- Prompt
Within the material below, find each line bearing the word "that" and present it.

- Dataset extract
##########

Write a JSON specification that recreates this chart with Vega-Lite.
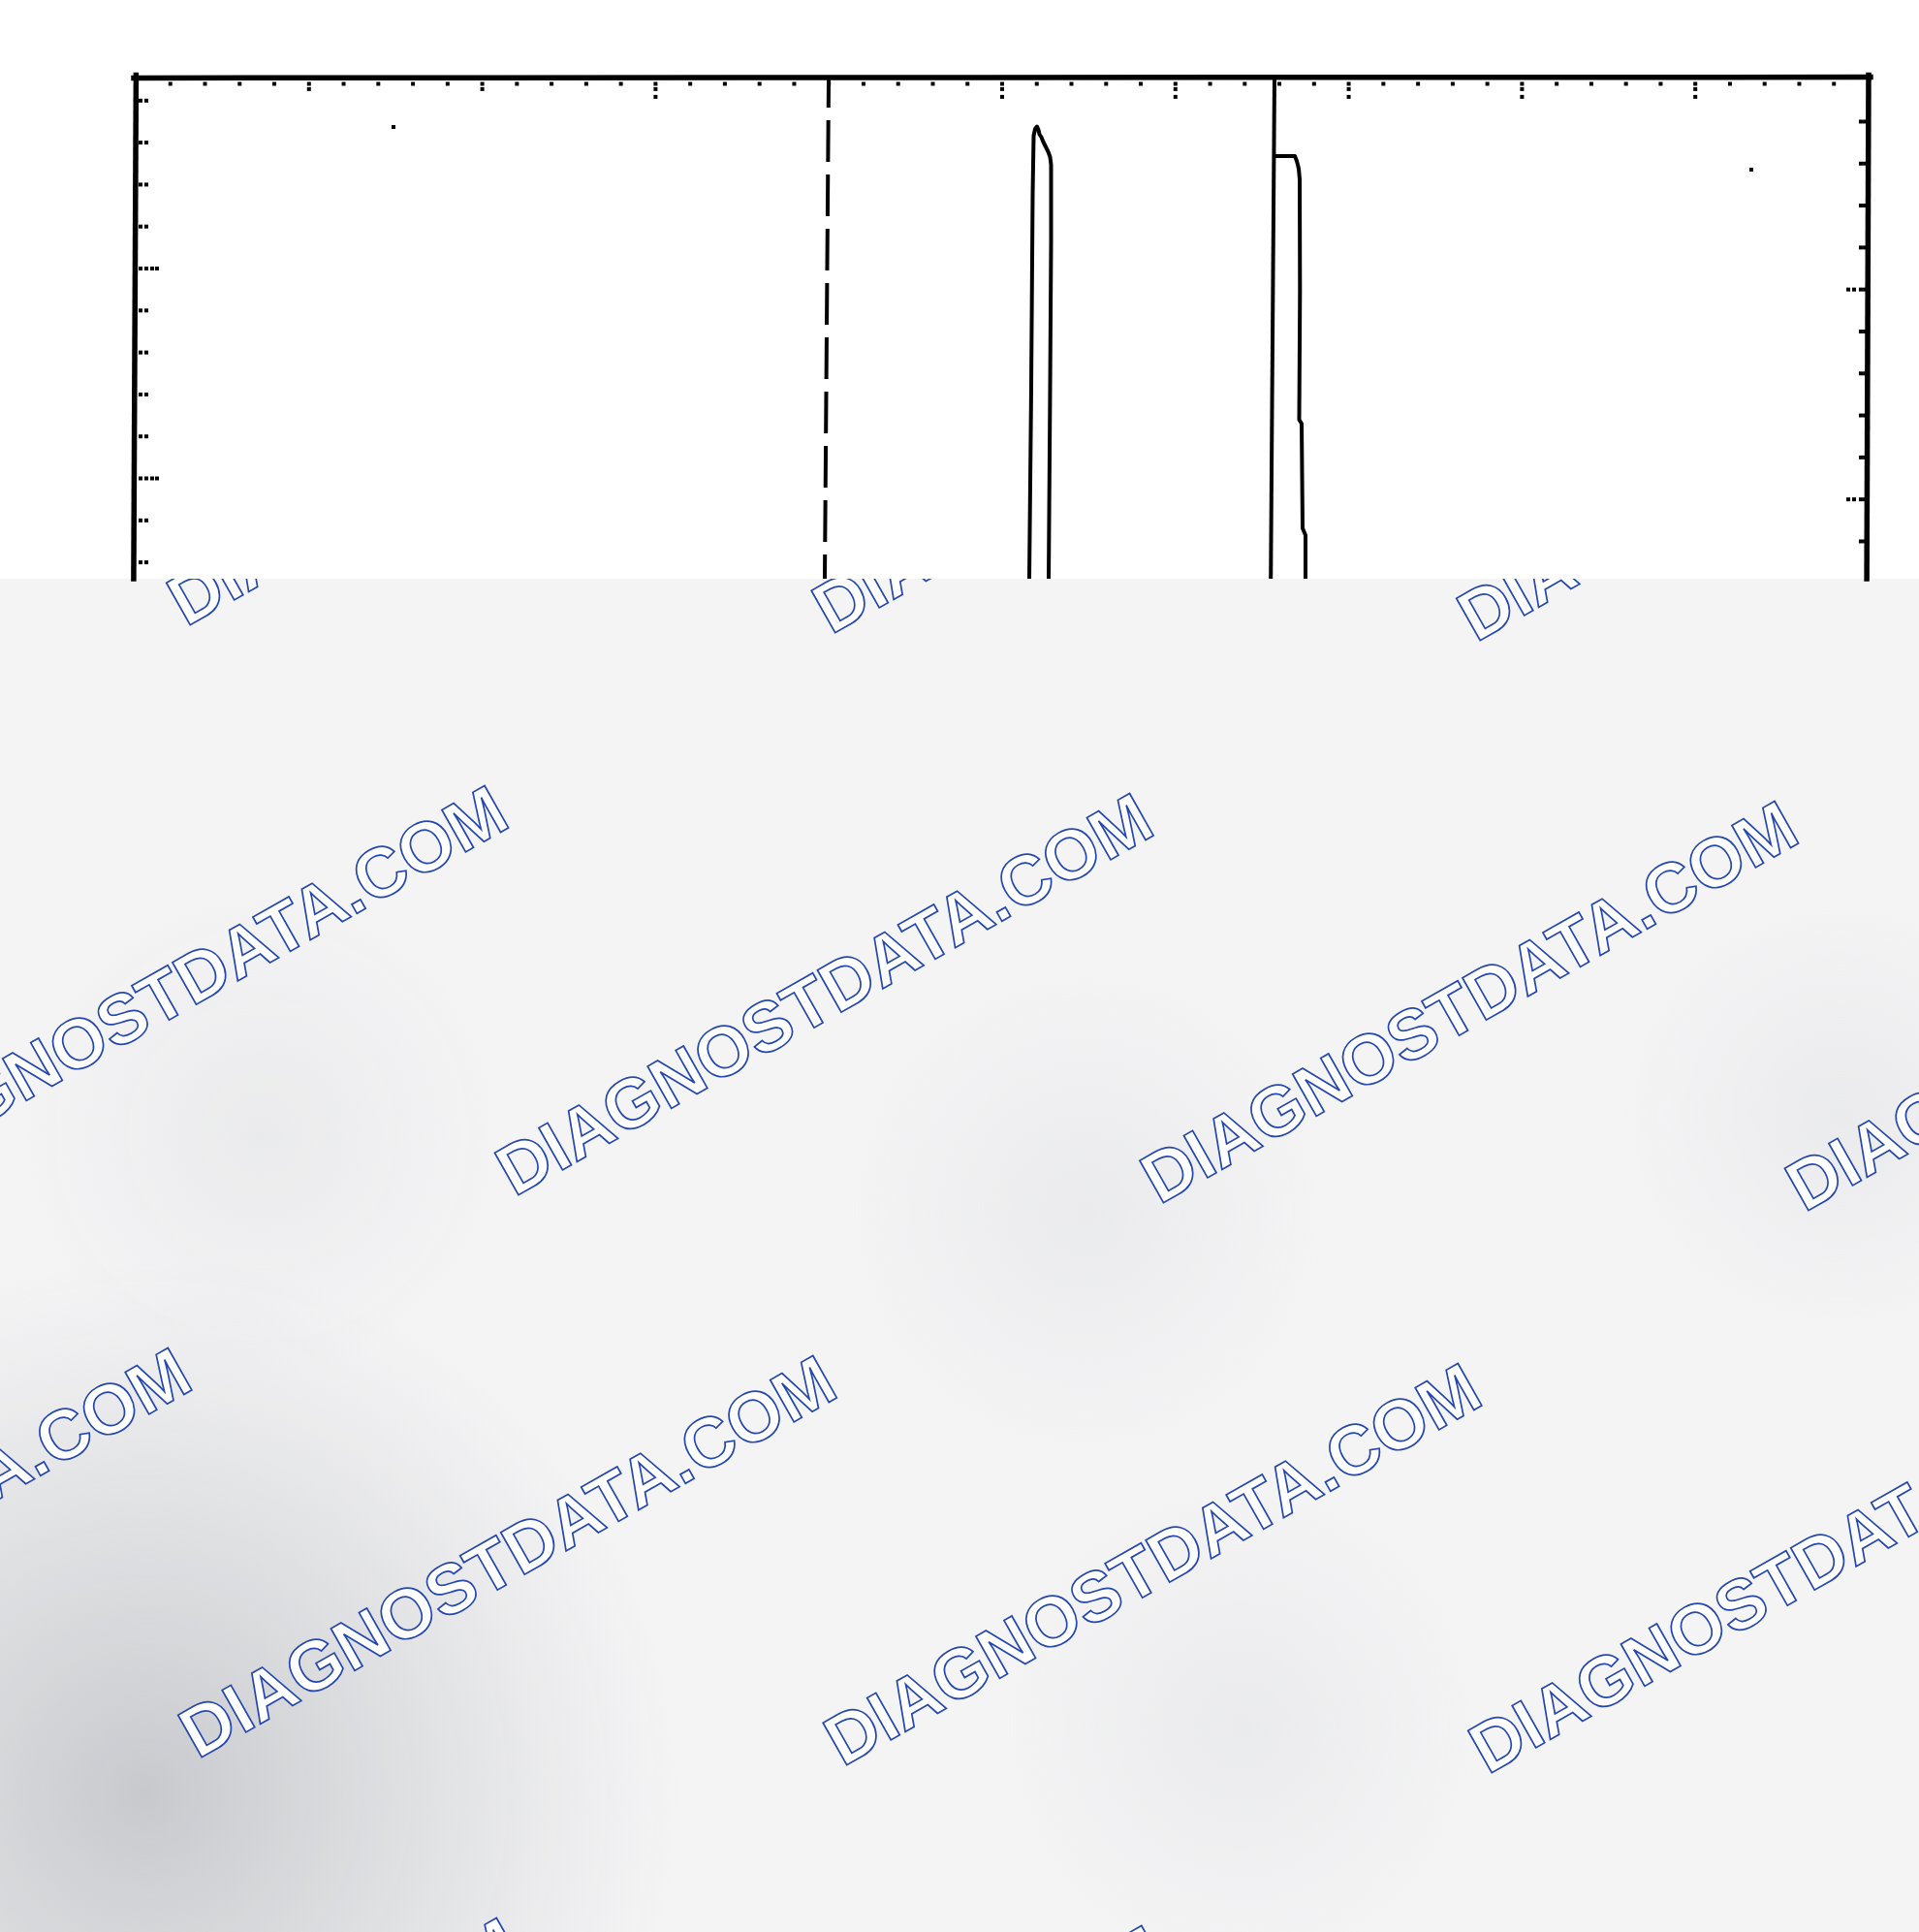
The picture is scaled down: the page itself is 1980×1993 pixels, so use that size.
{
  "$schema": "https://vega.github.io/schema/vega-lite/v6.json",
  "width": 1980,
  "height": 1993,
  "padding": 0,
  "autosize": {"type": "none"},
  "background": "#ffffff",
  "config": {"view": {"stroke": null}},
  "datasets": {
    "base": [{"x": -1.0, "x2": 10.5, "y": 2.5219, "y2": -4.2}],
    "cover": [{"x": -1.0, "x2": 10.5, "y": 2.5219, "y2": 5.5}],
    "blobDark": [{"x": -3.0201, "x2": 3.1320, "y": -0.7252, "y2": -5.8060}],
    "blobMid": [
      {"x": -0.6711, "x2": 2.1253, "y": 1.0300, "y2": -1.2794},
      {"x": 4.0828, "x2": 6.8792, "y": 0.6605, "y2": -1.6490},
      {"x": 8.5850, "x2": 11.1018, "y": 1.0069, "y2": -1.0716},
      {"x": 4.9776, "x2": 7.7740, "y": -1.7875, "y2": -4.0970}
    ],
    "watermark": [
      {"label": "DIAGNOSTDATA.COM", "x": 0.2903, "y": 2.2910},
      {"label": "DIAGNOSTDATA.COM", "x": 4.0123, "y": 2.2540},
      {"label": "DIAGNOSTDATA.COM", "x": 7.7343, "y": 2.2171},
      {"label": "DIAGNOSTDATA.COM", "x": -1.5369, "y": -0.3880},
      {"label": "DIAGNOSTDATA.COM", "x": 2.1851, "y": -0.4249},
      {"label": "DIAGNOSTDATA.COM", "x": 5.9072, "y": -0.4619},
      {"label": "DIAGNOSTDATA.COM", "x": 9.6292, "y": -0.4988},
      {"label": "DIAGNOSTDATA.COM", "x": -3.3641, "y": -3.0670},
      {"label": "DIAGNOSTDATA.COM", "x": 0.3579, "y": -3.1039},
      {"label": "DIAGNOSTDATA.COM", "x": 4.0800, "y": -3.1409},
      {"label": "DIAGNOSTDATA.COM", "x": 7.8020, "y": -3.1778},
      {"label": "DIAGNOSTDATA.COM", "x": -1.4692, "y": -5.7829},
      {"label": "DIAGNOSTDATA.COM", "x": 2.2528, "y": -5.8199},
      {"label": "DIAGNOSTDATA.COM", "x": 5.9748, "y": -5.8568}
    ],
    "borders": [
      {"x": 0.0022, "y": 4.9215, "x2": -0.0117, "y2": 2.5219},
      {"x": 10.0, "y": 4.9215, "x2": 9.9894, "y2": 2.5219},
      {"x": -0.0112, "y": 4.908, "x2": 10.011, "y2": 4.912}
    ],
    "cursor": [{"x": 6.5716, "y": 4.912, "x2": 6.5503, "y2": 2.5219}],
    "dashed": [{"x": 3.999, "y": 4.91, "x2": 3.9765, "y2": 2.5219}],
    "traces": [
      {"trace": "A", "i": 0, "x": 5.1566, "y": 2.5219},
      {"trace": "A", "i": 1, "x": 5.1678, "y": 3.4319},
      {"trace": "A", "i": 2, "x": 5.1762, "y": 4.3557},
      {"trace": "A", "i": 3, "x": 5.1818, "y": 4.6328},
      {"trace": "A", "i": 4, "x": 5.1902, "y": 4.6651},
      {"trace": "A", "i": 5, "x": 5.2013, "y": 4.6767},
      {"trace": "A", "i": 6, "x": 5.2097, "y": 4.6605},
      {"trace": "A", "i": 7, "x": 5.2153, "y": 4.6397},
      {"trace": "A", "i": 8, "x": 5.2265, "y": 4.6259},
      {"trace": "A", "i": 9, "x": 5.2377, "y": 4.6028},
      {"trace": "A", "i": 10, "x": 5.2517, "y": 4.5797},
      {"trace": "A", "i": 11, "x": 5.2657, "y": 4.5566},
      {"trace": "A", "i": 12, "x": 5.2768, "y": 4.5312},
      {"trace": "A", "i": 13, "x": 5.2824, "y": 4.4942},
      {"trace": "A", "i": 14, "x": 5.2824, "y": 4.1247},
      {"trace": "A", "i": 15, "x": 5.2768, "y": 3.4319},
      {"trace": "A", "i": 16, "x": 5.2685, "y": 2.5219},
      {"trace": "B", "i": 0, "x": 6.5660, "y": 4.5358},
      {"trace": "B", "i": 1, "x": 6.6890, "y": 4.5358},
      {"trace": "B", "i": 2, "x": 6.7002, "y": 4.5127},
      {"trace": "B", "i": 3, "x": 6.7114, "y": 4.4758},
      {"trace": "B", "i": 4, "x": 6.7170, "y": 4.4249},
      {"trace": "B", "i": 5, "x": 6.7187, "y": 3.8938},
      {"trace": "B", "i": 6, "x": 6.7142, "y": 3.2794},
      {"trace": "B", "i": 7, "x": 6.7282, "y": 3.2610},
      {"trace": "B", "i": 8, "x": 6.7338, "y": 2.7621},
      {"trace": "B", "i": 9, "x": 6.7506, "y": 2.7298},
      {"trace": "B", "i": 10, "x": 6.7506, "y": 2.5219}
    ],
    "dots": [
      {"x": 0.2, "y": 4.88}, {"x": 0.4, "y": 4.88}, {"x": 0.6, "y": 4.88}, {"x": 0.8, "y": 4.88}, {"x": 1.0, "y": 4.88},
      {"x": 1.2, "y": 4.88}, {"x": 1.4, "y": 4.88}, {"x": 1.6, "y": 4.88}, {"x": 1.8, "y": 4.88}, {"x": 2.0, "y": 4.88},
      {"x": 2.2, "y": 4.88}, {"x": 2.4, "y": 4.88}, {"x": 2.6, "y": 4.88}, {"x": 2.8, "y": 4.88}, {"x": 3.0, "y": 4.88},
      {"x": 3.2, "y": 4.88}, {"x": 3.4, "y": 4.88}, {"x": 3.6, "y": 4.88}, {"x": 3.8, "y": 4.88}, {"x": 4.0, "y": 4.88},
      {"x": 4.2, "y": 4.88}, {"x": 4.4, "y": 4.88}, {"x": 4.6, "y": 4.88}, {"x": 4.8, "y": 4.88}, {"x": 5.0, "y": 4.88},
      {"x": 5.2, "y": 4.88}, {"x": 5.4, "y": 4.88}, {"x": 5.6, "y": 4.88}, {"x": 5.8, "y": 4.88}, {"x": 6.0, "y": 4.88},
      {"x": 6.2, "y": 4.88}, {"x": 6.4, "y": 4.88}, {"x": 6.6, "y": 4.88}, {"x": 6.8, "y": 4.88}, {"x": 7.0, "y": 4.88},
      {"x": 7.2, "y": 4.88}, {"x": 7.4, "y": 4.88}, {"x": 7.6, "y": 4.88}, {"x": 7.8, "y": 4.88}, {"x": 8.0, "y": 4.88},
      {"x": 8.2, "y": 4.88}, {"x": 8.4, "y": 4.88}, {"x": 8.6, "y": 4.88}, {"x": 8.8, "y": 4.88}, {"x": 9.0, "y": 4.88},
      {"x": 9.2, "y": 4.88}, {"x": 9.4, "y": 4.88}, {"x": 9.6, "y": 4.88}, {"x": 9.8, "y": 4.88},
      {"x": 1.0, "y": 4.855}, {"x": 2.0, "y": 4.855}, {"x": 3.0, "y": 4.855}, {"x": 5.0, "y": 4.855}, {"x": 6.0, "y": 4.855},
      {"x": 7.0, "y": 4.855}, {"x": 8.0, "y": 4.855}, {"x": 9.0, "y": 4.855},
      {"x": 3.0, "y": 4.818}, {"x": 5.0, "y": 4.818}, {"x": 6.0, "y": 4.818}, {"x": 7.0, "y": 4.818}, {"x": 8.0, "y": 4.818}, {"x": 9.0, "y": 4.818},
      {"x": 0.028, "y": 4.8}, {"x": 0.0615, "y": 4.8}, {"x": 0.028, "y": 4.6}, {"x": 0.0615, "y": 4.6},
      {"x": 0.028, "y": 4.4}, {"x": 0.0615, "y": 4.4}, {"x": 0.028, "y": 4.2}, {"x": 0.0615, "y": 4.2},
      {"x": 0.028, "y": 4.0}, {"x": 0.0615, "y": 4.0}, {"x": 0.095, "y": 4.0}, {"x": 0.123, "y": 4.0},
      {"x": 0.028, "y": 3.8}, {"x": 0.0615, "y": 3.8}, {"x": 0.028, "y": 3.6}, {"x": 0.0615, "y": 3.6},
      {"x": 0.028, "y": 3.4}, {"x": 0.0615, "y": 3.4}, {"x": 0.028, "y": 3.2}, {"x": 0.0615, "y": 3.2},
      {"x": 0.028, "y": 3.0}, {"x": 0.0615, "y": 3.0}, {"x": 0.095, "y": 3.0}, {"x": 0.123, "y": 3.0},
      {"x": 0.028, "y": 2.8}, {"x": 0.0615, "y": 2.8}, {"x": 0.028, "y": 2.6}, {"x": 0.0615, "y": 2.6},
      {"x": 9.955, "y": 4.7}, {"x": 9.978, "y": 4.7}, {"x": 9.955, "y": 4.5}, {"x": 9.978, "y": 4.5},
      {"x": 9.955, "y": 4.3}, {"x": 9.978, "y": 4.3}, {"x": 9.955, "y": 4.1}, {"x": 9.978, "y": 4.1},
      {"x": 9.955, "y": 3.9}, {"x": 9.978, "y": 3.9}, {"x": 9.916, "y": 3.9}, {"x": 9.883, "y": 3.9},
      {"x": 9.955, "y": 3.7}, {"x": 9.978, "y": 3.7}, {"x": 9.955, "y": 3.5}, {"x": 9.978, "y": 3.5},
      {"x": 9.955, "y": 3.3}, {"x": 9.978, "y": 3.3}, {"x": 9.955, "y": 3.1}, {"x": 9.978, "y": 3.1},
      {"x": 9.955, "y": 2.9}, {"x": 9.978, "y": 2.9}, {"x": 9.916, "y": 2.9}, {"x": 9.883, "y": 2.9},
      {"x": 9.955, "y": 2.7}, {"x": 9.978, "y": 2.7},
      {"x": 1.4877, "y": 4.6744}, {"x": 9.3233, "y": 4.4711}
    ]
  },
  "layer": [
    {
      "data": {"name": "base"},
      "mark": {"type": "rect", "fill": "#f4f4f5"},
      "encoding": {
        "x": {"field": "x", "type": "quantitative", "scale": {"domain": [-0.783, 10.29083], "nice": false, "zero": false}, "axis": null},
        "x2": {"field": "x2"},
        "y": {"field": "y", "type": "quantitative", "scale": {"domain": [-3.9261, 5.27945], "nice": false, "zero": false}, "axis": null},
        "y2": {"field": "y2"}
      }
    },
    {
      "data": {"name": "blobMid"},
      "mark": {"type": "rect", "fill": {"gradient": "radial", "x1": 0.5, "y1": 0.5, "r1": 0, "x2": 0.5, "y2": 0.5, "r2": 0.5, "stops": [{"offset": 0, "color": "rgba(212,213,216,0.3)"}, {"offset": 1, "color": "rgba(212,213,216,0)"}]}},
      "encoding": {
        "x": {"field": "x", "type": "quantitative", "scale": {"domain": [-0.783, 10.29083], "nice": false, "zero": false}, "axis": null},
        "x2": {"field": "x2"},
        "y": {"field": "y", "type": "quantitative", "scale": {"domain": [-3.9261, 5.27945], "nice": false, "zero": false}, "axis": null},
        "y2": {"field": "y2"}
      }
    },
    {
      "data": {"name": "blobDark"},
      "mark": {"type": "rect", "fill": {"gradient": "radial", "x1": 0.5, "y1": 0.5, "r1": 0, "x2": 0.5, "y2": 0.5, "r2": 0.5, "stops": [{"offset": 0, "color": "rgba(198,199,203,0.95)"}, {"offset": 0.45, "color": "rgba(203,204,208,0.55)"}, {"offset": 1, "color": "rgba(208,209,212,0)"}]}},
      "encoding": {
        "x": {"field": "x", "type": "quantitative", "scale": {"domain": [-0.783, 10.29083], "nice": false, "zero": false}, "axis": null},
        "x2": {"field": "x2"},
        "y": {"field": "y", "type": "quantitative", "scale": {"domain": [-3.9261, 5.27945], "nice": false, "zero": false}, "axis": null},
        "y2": {"field": "y2"}
      }
    },
    {
      "data": {"name": "watermark"},
      "mark": {"type": "text", "font": "Liberation Sans", "fontWeight": "bold", "fontSize": 72.5, "angle": 330.5, "align": "left", "baseline": "alphabetic", "fill": "#ffffff", "stroke": "#2447b0", "strokeWidth": 1.7},
      "encoding": {
        "x": {"field": "x", "type": "quantitative", "scale": {"domain": [-0.783, 10.29083], "nice": false, "zero": false}, "axis": null},
        "y": {"field": "y", "type": "quantitative", "scale": {"domain": [-3.9261, 5.27945], "nice": false, "zero": false}, "axis": null},
        "text": {"field": "label"}
      }
    },
    {
      "data": {"name": "cover"},
      "mark": {"type": "rect", "fill": "#ffffff"},
      "encoding": {
        "x": {"field": "x", "type": "quantitative", "scale": {"domain": [-0.783, 10.29083], "nice": false, "zero": false}, "axis": null},
        "x2": {"field": "x2"},
        "y": {"field": "y", "type": "quantitative", "scale": {"domain": [-3.9261, 5.27945], "nice": false, "zero": false}, "axis": null},
        "y2": {"field": "y2"}
      }
    },
    {
      "data": {"name": "borders"},
      "mark": {"type": "rule", "color": "#000000", "strokeWidth": 5.5, "strokeCap": "square"},
      "encoding": {
        "x": {"field": "x", "type": "quantitative", "scale": {"domain": [-0.783, 10.29083], "nice": false, "zero": false}, "axis": null},
        "x2": {"field": "x2"},
        "y": {"field": "y", "type": "quantitative", "scale": {"domain": [-3.9261, 5.27945], "nice": false, "zero": false}, "axis": null},
        "y2": {"field": "y2"}
      }
    },
    {
      "data": {"name": "cursor"},
      "mark": {"type": "rule", "color": "#000000", "strokeWidth": 4},
      "encoding": {
        "x": {"field": "x", "type": "quantitative", "scale": {"domain": [-0.783, 10.29083], "nice": false, "zero": false}, "axis": null},
        "x2": {"field": "x2"},
        "y": {"field": "y", "type": "quantitative", "scale": {"domain": [-3.9261, 5.27945], "nice": false, "zero": false}, "axis": null},
        "y2": {"field": "y2"}
      }
    },
    {
      "data": {"name": "dashed"},
      "mark": {"type": "rule", "color": "#000000", "strokeWidth": 4, "strokeDash": [43, 13], "strokeDashOffset": 12},
      "encoding": {
        "x": {"field": "x", "type": "quantitative", "scale": {"domain": [-0.783, 10.29083], "nice": false, "zero": false}, "axis": null},
        "x2": {"field": "x2"},
        "y": {"field": "y", "type": "quantitative", "scale": {"domain": [-3.9261, 5.27945], "nice": false, "zero": false}, "axis": null},
        "y2": {"field": "y2"}
      }
    },
    {
      "data": {"name": "traces"},
      "mark": {"type": "line", "color": "#000000", "strokeWidth": 4, "strokeJoin": "round"},
      "encoding": {
        "x": {"field": "x", "type": "quantitative", "scale": {"domain": [-0.783, 10.29083], "nice": false, "zero": false}, "axis": null},
        "y": {"field": "y", "type": "quantitative", "scale": {"domain": [-3.9261, 5.27945], "nice": false, "zero": false}, "axis": null},
        "detail": {"field": "trace", "type": "nominal"},
        "order": {"field": "i", "type": "quantitative"}
      }
    },
    {
      "data": {"name": "dots"},
      "mark": {"type": "point", "shape": "square", "filled": true, "color": "#000000", "size": 16, "opacity": 1},
      "encoding": {
        "x": {"field": "x", "type": "quantitative", "scale": {"domain": [-0.783, 10.29083], "nice": false, "zero": false}, "axis": null},
        "y": {"field": "y", "type": "quantitative", "scale": {"domain": [-3.9261, 5.27945], "nice": false, "zero": false}, "axis": null}
      }
    }
  ]
}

##########

- Written solution
Write a JSON specification that recreates this chart with Vega-Lite.
The picture is scaled down: the page itself is 1980×1993 pixels, so use that size.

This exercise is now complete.